Zoning law debated at meeting

More than 100 at hearing

many protest measure

State in opposition

Transfer of rights to build on rural land hotly opposed

December 12, 2001|By Childs Walker | Childs Walker,SUN STAFF

A crowd filled a Carroll County hearing room last night to register disapproval of a new zoning law that many say will spur unwanted development across the county's rural landscape.

Residents filled every seat in the room, and the crowd spilled into the hallway. An overwhelming majority of the more than 40 residents who spoke said they want to see the law repealed. The crowd of about 100 cheered each time someone bashed the law and booed whenever someone spoke in favor of it.

"This [zoning law] to me doesn't seem to correct any problems and doesn't seem to have been asked for by anyone," said Donald Hoffman of Finksburg, the first speaker of the night.

The law in question allows landowners to transfer development rights from their conservation land to their agricultural land, meaning landowners could develop one residential lot for every 3 acres - instead of one every 20 acres, as is normally allowed under agricultural zoning.

It could, the state Department of Planning argues, lead to an extra 4,300 homes on the county's rural land.

Disagreement over the merits of the law showed few signs of abating at the meeting between the Carroll commissioners, state and local planning officials and concerned residents in the county office building in Westminster.

Commissioners Robin Bartlett Frazier and Donald I. Dell repeatedly have stated that the law, which they voted for, will benefit the county overall. Commissioner Julia Walsh Gouge has pushed for repeal or at least a temporary freeze of the law until its impact can be better gauged.

Dell called for last night's meeting after a discussion between the commissioners and county staff ended in confusion over how to implement the law. The commissioners passed the law in September.

South Carroll activist Neil Ridgely called the law a new low for the county's government and "a conspiracy against logical planning."
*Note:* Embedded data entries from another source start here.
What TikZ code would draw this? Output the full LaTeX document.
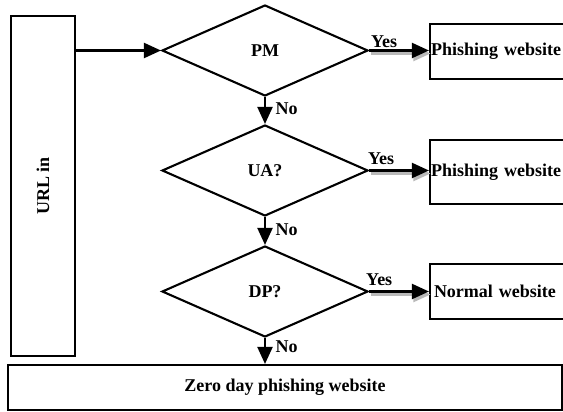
\documentclass[tikz,border=0pt]{standalone}
\usepackage{fontspec}
\setmainfont{Liberation Serif}
\usetikzlibrary{shapes.geometric,arrows.meta}
\begin{document}
\begin{tikzpicture}[x=1pt,y=-1pt,line width=2.1pt,
  font=\fontsize{18}{21}\selectfont\bfseries,
  box/.style={draw,rectangle,inner sep=0pt},
  dec/.style={draw,diamond,inner sep=0pt,minimum width=206pt,minimum height=91pt},
  arr/.style={-{Triangle[length=17pt,width=15pt]}},
  shade/.style={draw=gray!55,-{Triangle[length=17pt,width=15pt,fill=gray!55]},transform canvas={xshift=1.5pt,yshift=-3pt}},
  lbl/.style={inner sep=1.5pt}]
\useasboundingbox[fill=white] (0,0) rectangle (563,412);
% nodes
\node[box,minimum width=64pt,minimum height=340pt] (url) at (43,186) {\rotatebox{90}{URL in}};
\node[dec] (pm) at (265,50.5) {PM};
\node[dec] (ua) at (265,170.5) {UA?};
\node[dec] (dp) at (265,291.5) {DP?};
\node[box,minimum height=55pt,text width=134pt,inner xsep=1pt,align=left] (p1) at (498,51.5) {Phishing website};
\node[box,minimum height=64pt,text width=134pt,inner xsep=1pt,align=left] (p2) at (498,172) {Phishing website};
\node[box,minimum height=55pt,text width=128pt,inner xsep=4pt,align=left] (nw) at (498,291.5) {Normal website};
\node[box,minimum width=554pt,minimum height=45pt] (zd) at (285,387.5) {Zero day phishing website};
% connectors
\draw[arr] (pm.west -| url.east) -- (pm.west);
\draw[arr] (pm.south) -- (ua.north) node[lbl,pos=0.45,anchor=west,xshift=8pt] {No};
\draw[arr] (ua.south) -- (dp.north) node[lbl,pos=0.45,anchor=west,xshift=8pt] {No};
\draw[arr] (dp.south) -- (zd.north -| dp.south) node[lbl,pos=0.35,anchor=west,xshift=8pt] {No};
\draw[shade] (pm.east) -- (p1.west |- pm.east);
\draw[shade] (ua.east) -- (p2.west |- ua.east);
\draw[shade] (dp.east) -- (nw.west |- dp.east);
\draw[arr] (pm.east) -- (p1.west |- pm.east) node[lbl,pos=0.25,anchor=south] {Yes};
\draw[arr] (ua.east) -- (p2.west |- ua.east) node[lbl,pos=0.2,anchor=south,yshift=3pt] {Yes};
\draw[arr] (dp.east) -- (nw.west |- dp.east) node[lbl,pos=0.17,anchor=south,yshift=3pt] {Yes};
\end{tikzpicture}
\end{document}
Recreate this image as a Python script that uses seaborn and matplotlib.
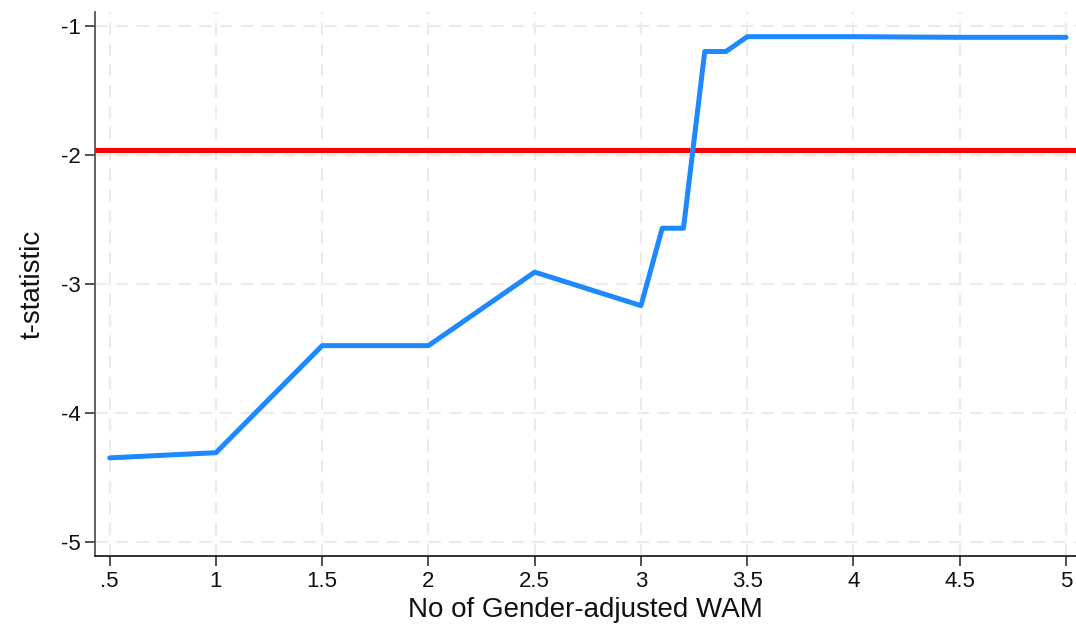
import matplotlib
matplotlib.use("Agg")
import matplotlib.pyplot as plt
import seaborn as sns
import pandas as pd

# Threshold on number of gender-adjusted WAM vs resulting t-statistic
wam_cutoff = [0.5, 1.0, 1.5, 2.0, 2.5, 3.0, 3.1, 3.2, 3.3, 3.4, 3.5, 4.0, 4.5, 5.0]
t_stat = [-4.35, -4.31, -3.48, -3.48, -2.91, -3.17, -2.57, -2.57, -1.20, -1.20,
          -1.085, -1.085, -1.09, -1.09]
critical_value = -1.96

x_ticks = [0.5, 1, 1.5, 2, 2.5, 3, 3.5, 4, 4.5, 5]
x_tick_labels = [".5", "1", "1.5", "2", "2.5", "3", "3.5", "4", "4.5", "5"]
y_ticks = [-5, -4, -3, -2, -1]
y_tick_labels = ["-5", "-4", "-3", "-2", "-1"]

sns.set_style("ticks")
plt.rcParams["font.family"] = ["Liberation Sans", "DejaVu Sans"]

df = pd.DataFrame({"cutoff": wam_cutoff, "t": t_stat})

fig = plt.figure(figsize=(10.76, 6.27), dpi=100)
ax = fig.add_axes([0.0883, 0.1132, 0.9117, 0.8676])

grid_kw = dict(color="#ebebeb", linewidth=1.5, dashes=(6, 4), zorder=0)
for xv in x_ticks:
    ax.axvline(xv, **grid_kw)
for yv in y_ticks:
    ax.axhline(yv, **grid_kw)

ax.axhline(critical_value, color="#ff0000", linewidth=3.6, zorder=2)
sns.lineplot(data=df, x="cutoff", y="t", ax=ax, color="#1e88ff",
             linewidth=3.6, zorder=3, estimator=None, sort=False)

ax.set_xlim(0.431, 5.047)
ax.set_ylim(-5.111, -0.894)
ax.set_xticks(x_ticks)
ax.set_xticklabels(x_tick_labels)
ax.set_yticks(y_ticks)
ax.set_yticklabels(y_tick_labels)
ax.tick_params(axis="both", labelsize=16, length=7, width=1.2,
               color="#333333", labelcolor="#111111", pad=3.5)

for side in ["top", "right"]:
    ax.spines[side].set_visible(False)
ax.spines["left"].set_color("#555555")
ax.spines["bottom"].set_color("#222222")
ax.spines["left"].set_linewidth(1.3)
ax.spines["bottom"].set_linewidth(1.3)

ax.set_xlabel("No of Gender-adjusted WAM", fontsize=20, color="#111111", labelpad=4)
ax.set_ylabel("t-statistic", fontsize=20, color="#111111", labelpad=11)

fig.savefig("out.png", dpi=100)
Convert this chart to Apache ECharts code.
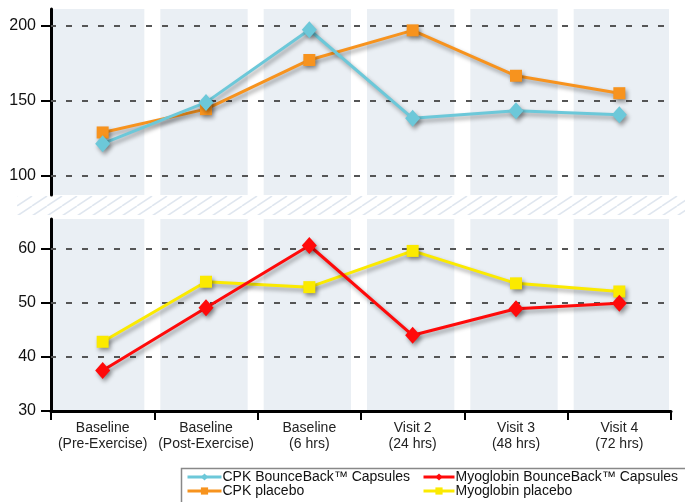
<!DOCTYPE html>
<html>
<head>
<meta charset="utf-8">
<script src="https://cdn.jsdelivr.net/npm/echarts@6/dist/echarts.min.js"></script>
<style>
  html, body { margin: 0; padding: 0; background: #fff; }
  #chart { width: 685px; height: 502px; }
</style>
</head>
<body>
<div id="chart"></div>
<script>
// Visit labels shared by both panels
const categories = [
  'Baseline\n(Pre-Exercise)',
  'Baseline\n(Post-Exercise)',
  'Baseline\n(6 hrs)',
  'Visit 2\n(24 hrs)',
  'Visit 3\n(48 hrs)',
  'Visit 4\n(72 hrs)'
];

// CPK (upper panel)
const cpkBounceBack = [121.5, 149.0, 197.3, 138.4, 143.5, 140.8];
const cpkPlacebo = [129.0, 144.5, 177.2, 196.9, 166.7, 155.1];

// Myoglobin (lower panel)
const myoBounceBack = [37.5, 49.1, 60.6, 44.0, 48.9, 49.9];
const myoPlacebo = [42.8, 53.9, 52.9, 59.6, 53.6, 52.1];

// Axis ranges and tick labels
const cpkRange = [87.4, 211.1];
const cpkTicks = [100, 150, 200];
const myoRange = [30, 65.5];
const myoTicks = [30, 40, 50, 60];
const myoGridLines = [40, 50, 60];

const names = {
  cpkBB: 'CPK BounceBack™ Capsules',
  cpkPl: 'CPK placebo',
  myoBB: 'Myoglobin BounceBack™ Capsules',
  myoPl: 'Myoglobin placebo'
};

const colors = {
  cyan: '#6cc8d9',
  orange: '#f7931e',
  red: '#ff0a0a',
  yellow: '#fbea00',
  band: '#eaeff4'
};

const labelFont = '"Liberation Sans", Arial, sans-serif';

// Diagonal hatch tile for the axis break between the panels
function hatchTile() {
  const c = document.createElement('canvas');
  c.width = 15; c.height = 10;
  const ctx = c.getContext('2d');
  ctx.strokeStyle = '#dfe6ef';
  ctx.lineWidth = 1.5;
  for (let k = -1; k <= 1; k++) {
    ctx.beginPath();
    ctx.moveTo(k * 15, 10);
    ctx.lineTo(k * 15 + 15, 0);
    ctx.stroke();
  }
  return c;
}

// Shaded column behind each visit, with a white gap at each boundary
function bandItem(params, api) {
  const idx = api.value(0);
  const cx = api.coord([idx, 0])[0];
  const w = api.size([1, 0])[0];
  const cs = params.coordSys;
  const n = categories.length;
  const x0 = idx === 0 ? cs.x + 2 : cx - w / 2 + 6;
  const x1 = idx === n - 1 ? cs.x + cs.width - 2 : cx + w / 2 - 10;
  return {
    type: 'rect',
    shape: { x: x0, y: cs.y, width: x1 - x0, height: cs.height },
    style: { fill: colors.band }
  };
}

const shadow = {
  shadowColor: 'rgba(0,0,0,0.38)',
  shadowBlur: 4,
  shadowOffsetX: 2,
  shadowOffsetY: 3
};

function lineSeries(name, data, gridIdx, color, symbol, size) {
  return {
    name: name,
    type: 'line',
    xAxisIndex: gridIdx,
    yAxisIndex: gridIdx,
    data: data,
    symbol: symbol,
    symbolSize: size,
    z: 3,
    lineStyle: Object.assign({ color: color, width: 3 }, shadow),
    itemStyle: Object.assign({ color: color }, shadow),
    emphasis: { disabled: true }
  };
}

function dashLines(values) {
  return {
    silent: true,
    symbol: 'none',
    z: 1,
    label: { show: false },
    lineStyle: { color: '#555', width: 2, type: [6, 10], dashOffset: -15 },
    emphasis: { disabled: true },
    data: values.map(v => ({ yAxis: v }))
  };
}

const bandData = categories.map(c => [c]);

const yAxisBase = {
  type: 'value',
  axisLine: { show: true, lineStyle: { color: '#000', width: 3 } },
  axisTick: { show: true, length: 10, lineStyle: { color: '#000', width: 2 } },
  splitLine: { show: false },
  axisLabel: {
    margin: 15,
    fontFamily: labelFont,
    fontSize: 16,
    color: '#111'
  }
};

const legendBase = {
  orient: 'vertical', top: 470, padding: 0, itemGap: 0,
  itemHeight: 9,
  selectedMode: false,
  lineStyle: { width: 3, shadowBlur: 0, shadowOffsetX: 0, shadowOffsetY: 0 },
  itemStyle: { shadowBlur: 0, shadowOffsetX: 0, shadowOffsetY: 0 },
  textStyle: { fontFamily: labelFont, fontSize: 14, lineHeight: 14, color: '#111', padding: [0, 0, 0, -4] }
};

const option = {
  animation: false,
  backgroundColor: '#fff',
  grid: [
    { left: 51, right: 14, top: 9, height: 186 },
    { left: 51, right: 14, top: 219, height: 192 }
  ],
  xAxis: [
    { type: 'category', gridIndex: 0, data: categories, show: false },
    {
      type: 'category', gridIndex: 1, data: categories,
      axisLine: { show: true, lineStyle: { color: '#000', width: 3 } },
      axisTick: { show: true, length: 9, lineStyle: { color: '#000', width: 2 } },
      axisLabel: {
        margin: 9,
        fontFamily: labelFont,
        fontSize: 14,
        lineHeight: 16,
        color: '#222',
        interval: 0
      }
    }
  ],
  yAxis: [
    Object.assign({}, yAxisBase, {
      gridIndex: 0, min: cpkRange[0], max: cpkRange[1],
      axisTick: Object.assign({}, yAxisBase.axisTick, { customValues: cpkTicks }),
      axisLabel: Object.assign({}, yAxisBase.axisLabel, { customValues: cpkTicks })
    }),
    Object.assign({}, yAxisBase, {
      gridIndex: 1, min: myoRange[0], max: myoRange[1],
      axisTick: Object.assign({}, yAxisBase.axisTick, { customValues: myoTicks }),
      axisLabel: Object.assign({}, yAxisBase.axisLabel, { customValues: myoTicks })
    })
  ],
  legend: [
    Object.assign({}, legendBase, { left: 186, itemWidth: 34, data: [names.cpkBB, names.cpkPl] }),
    Object.assign({}, legendBase, { left: 422, itemWidth: 31, data: [names.myoBB, names.myoPl] })
  ],
  graphic: [
    {
      type: 'rect',
      left: 17, top: 196,
      shape: { width: 668, height: 19 },
      style: { fill: { image: hatchTile(), repeat: 'repeat' } },
      silent: true,
      z: 0
    },
    {
      type: 'rect',
      left: 179, top: 466,
      shape: { width: 520, height: 60 },
      style: { fill: 'none', stroke: '#888', lineWidth: 1.5 },
      silent: true,
      z: 0
    }
  ],
  series: [
    {
      type: 'custom', xAxisIndex: 0, yAxisIndex: 0, z: 0, silent: true,
      renderItem: bandItem, encode: { x: 0 }, data: bandData,
      markLine: dashLines(cpkTicks)
    },
    {
      type: 'custom', xAxisIndex: 1, yAxisIndex: 1, z: 0, silent: true,
      renderItem: bandItem, encode: { x: 0 }, data: bandData,
      markLine: dashLines(myoGridLines)
    },
    lineSeries(names.cpkPl, cpkPlacebo, 0, colors.orange, 'rect', 12),
    lineSeries(names.cpkBB, cpkBounceBack, 0, colors.cyan, 'diamond', [15, 17]),
    lineSeries(names.myoPl, myoPlacebo, 1, colors.yellow, 'rect', 12),
    lineSeries(names.myoBB, myoBounceBack, 1, colors.red, 'diamond', [15, 17])
  ]
};

const chart = echarts.init(document.getElementById('chart'), null, { renderer: 'canvas' });
chart.setOption(option);
</script>
</body>
</html>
Several residents wondered how the county could proceed with implementing a law that so few people seem to fully understand. During presentations last night, representatives from the county and state offered strikingly different visions of the law's impact.

"What our belief has been as we've formulated this law is that it will yield some more lots but not a huge number," said Charles Holl- man, chairman of the appointed committee that helped create the law. It remains impossible to determine how many new houses will spring up under the law, Hollman said, but misconceptions about the law have inflated projections of the impact.

The law's impact is uncertain, agreed Joseph Tassone of the state Department of Planning. But Tassone reiterated state projections that the law will create 31 percent more houses than could have been built under the old laws.

Another new concern surfaced yesterday when school board President Susan Krebs questioned the effects new development might have on South Carroll's crowded schools. She asked the commissioners to consider that question while debating the law.

Discussion of the issue has intensified since last week, when the state Planning Department announced it would revoke certification of Carroll's highly successful agricultural land preservation program if the commissioners don't repeal the law by Jan. 15.